2015-09-12 13:29:34 | 言語
枕詞について
 枕詞について、こんな表現がある。「ある共同的な自律性がある客観的な景物へと変化していき、そして、その客観的な景物がある心的なものの象徴へと変化していく。」
 解説がてら紐解いてみる。それには枕詞の起源を調べて見る必要がある。枕詞がなぜ定着したか。折口信夫が分析しているが、そもそも一般的に枕詞の起源は「場所」との関われが強いということだ。

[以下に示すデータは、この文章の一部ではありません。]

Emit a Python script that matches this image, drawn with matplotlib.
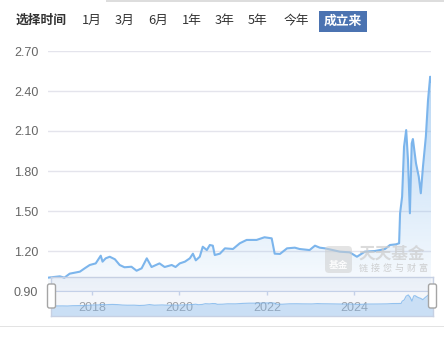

 たとえば「はるひの春日(かすが)」だが、「はるひ」とはうららかな春の日を意味している。また「春日(かすが)」とは地名だ。「はるひの春日」は春の日がうららかな春日という意味になる。古代表現では、古い表現ほど反復する。つまり、ここでも春の日と春日が反復されて表現されている。当時の春日(かすが)という共同体が了解している地名と、春の日の春日という風景が表現として重なっているものだ。やがて、この繰り返し表現が、人々の心に表現として残り、定着したて行くと、春日(かすが)のむ地名にははるひという定着し流布している語呂の良い言い方が、セットになって語られるようになる。やがて、この表現が固定化して春日(かすが)には「はるひ」は付くものだという自律性が、決まり文句として誕生する。これが枕詞の起源である。